Power Transform Revisited: Numerically Stable, and Federated
Xuefeng Xu, Graham Cormode
2025-10-07
Summary
This paper investigates problems with a common data preparation technique called power transforms, which are used to make data behave more like a normal distribution, and then offers improvements to make them more reliable, even when dealing with data spread across multiple sources.
What's the problem?
Power transforms, while helpful for data analysis and machine learning, can be surprisingly unstable when implemented directly with computers. This instability can lead to inaccurate results or even cause programs to crash because of how numbers are handled during the calculations, especially when dealing with extreme values in the data.
What's the solution?
The researchers thoroughly analyzed *why* these numerical issues happen and then developed ways to fix them. They didn't stop there; they also adapted power transforms to work in 'federated learning,' a situation where data is distributed across many devices or locations, which introduces new challenges related to both the numerical stability and differences in the data itself. They created methods to address both of these issues.
Why it matters?
This work is important because it makes a widely used data preparation step much more dependable. By improving the stability of power transforms, the researchers ensure that data analysis and machine learning models are built on a more solid foundation, leading to more trustworthy and accurate outcomes, particularly in complex scenarios like federated learning where data privacy and distribution are key concerns.
Abstract
Power transforms are popular parametric techniques for making data more Gaussian-like, and are widely used as preprocessing steps in statistical analysis and machine learning.
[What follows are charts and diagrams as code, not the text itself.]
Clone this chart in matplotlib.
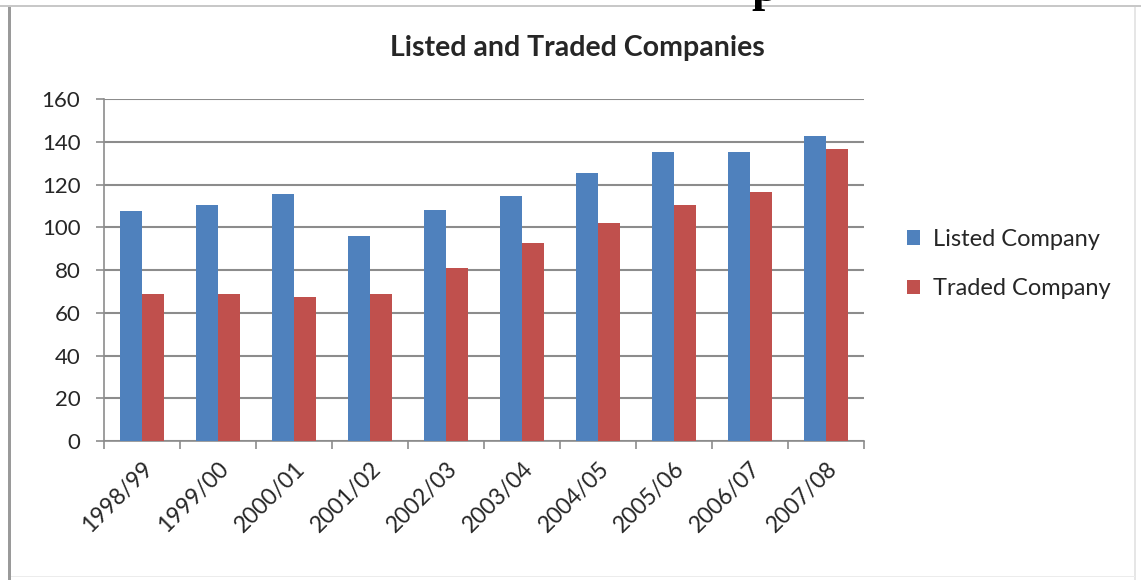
import matplotlib
matplotlib.use("Agg")
import matplotlib.pyplot as plt
import numpy as np
from matplotlib.patches import Rectangle
from matplotlib.ticker import MultipleLocator, FixedLocator

years = ["1998/99", "1999/00", "2000/01", "2001/02", "2002/03",
         "2003/04", "2004/05", "2005/06", "2006/07", "2007/08"]
listed = [107.5, 110.5, 115.5, 96, 108, 114.5, 125.5, 135, 135, 142.5]
traded = [69, 69, 67.5, 69, 81, 92.5, 102, 110.5, 116.5, 136.5]

BLUE = "#4F81BD"
RED = "#C0504D"
GRID = "#8c8c8c"
TEXT = "#262626"

plt.rcParams["font.family"] = ["Lato", "DejaVu Sans"]

W, H = 1141, 580
fig = plt.figure(figsize=(W / 100, H / 100), dpi=100)
fig.patch.set_facecolor("white")

# frame of the embedded chart
fig.add_artist(Rectangle((8 / W, 0), 3 / W, 1 - 6 / H, transform=fig.transFigure,
                         color="#9a9a9a", lw=0))
fig.add_artist(Rectangle((0, 1 - 7 / H), 1, 1.5 / H, transform=fig.transFigure,
                         color="#c8c8c8", lw=0))
fig.add_artist(Rectangle((1134 / W, 0), 1.5 / W, 1 - 7 / H, transform=fig.transFigure,
                         color="#e6e6e6", lw=0))
fig.add_artist(Rectangle((11 / W, 3 / H), 1124 / W, 1.5 / H, transform=fig.transFigure,
                         color="#ececec", lw=0))

# tail of the heading above the chart
fig.text(765 / W, 1 - 1 / H, "p", family="Liberation Serif", weight="bold",
         fontsize=34, ha="center", va="baseline", color="black")

ax = fig.add_axes([104 / W, 1 - 441 / H, 760 / W, 342 / H])
x = np.arange(len(years))
bw = 0.29
ax.bar(x - bw / 2, listed, bw, color=BLUE, label="Listed Company", zorder=3)
ax.bar(x + bw / 2, traded, bw, color=RED, label="Traded Company", zorder=3)

ax.set_xlim(-0.5, len(years) - 0.5)
ax.set_ylim(0, 160)
ax.yaxis.set_major_locator(MultipleLocator(20))
ax.grid(axis="y", color=GRID, lw=1.5, zorder=0)

for s in ["top", "right"]:
    ax.spines[s].set_visible(False)
for s in ["left", "bottom"]:
    ax.spines[s].set_color(GRID)
    ax.spines[s].set_linewidth(1.2)

ax.set_xticks(x)
ax.set_xticklabels(years, rotation=45, ha="right", rotation_mode="anchor",
                   fontsize=16.5, color=TEXT)
ax.tick_params(axis="x", which="major", length=0, pad=12)
ax.xaxis.set_minor_locator(FixedLocator(np.arange(-0.5, len(years), 1.0)))
ax.tick_params(axis="x", which="minor", length=6, color=GRID, width=1.2)
ax.tick_params(axis="y", length=6, color=GRID, width=1.2, labelsize=16,
               labelcolor=TEXT, pad=11)

fig.text(577 / W, 1 - 48 / H, "Listed and Traded Companies", ha="center",
         va="center", fontsize=20.5, weight="bold", color=TEXT)

handles, labels = ax.get_legend_handles_labels()
fig.legend(handles, labels, loc="center left", bbox_to_anchor=(886 / W, 1 - 264 / H),
           frameon=False, fontsize=17, handlelength=0.55, handleheight=0.55,
           handletextpad=0.55, labelspacing=1.2, labelcolor=TEXT)

fig.savefig("out.png", dpi=100, facecolor="white")
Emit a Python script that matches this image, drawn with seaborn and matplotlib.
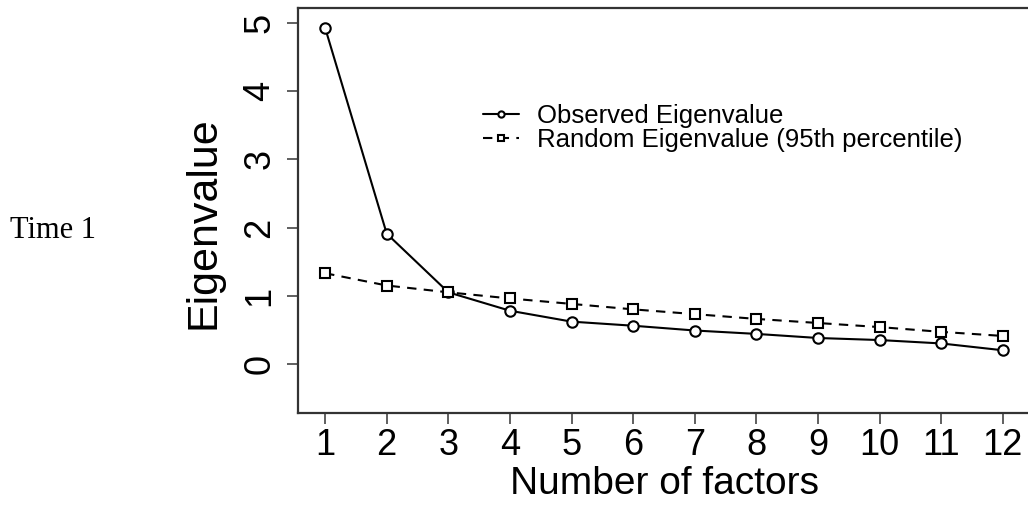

However, we find that direct implementations of power transforms suffer from severe numerical instabilities, which can lead to incorrect results or even crashes. In this paper, we provide a comprehensive analysis of the sources of these instabilities and propose effective remedies. We further extend power transforms to the federated learning setting, addressing both numerical and distributional challenges that arise in this context. Experiments on real-world datasets demonstrate that our methods are both effective and robust, substantially improving stability compared to existing approaches.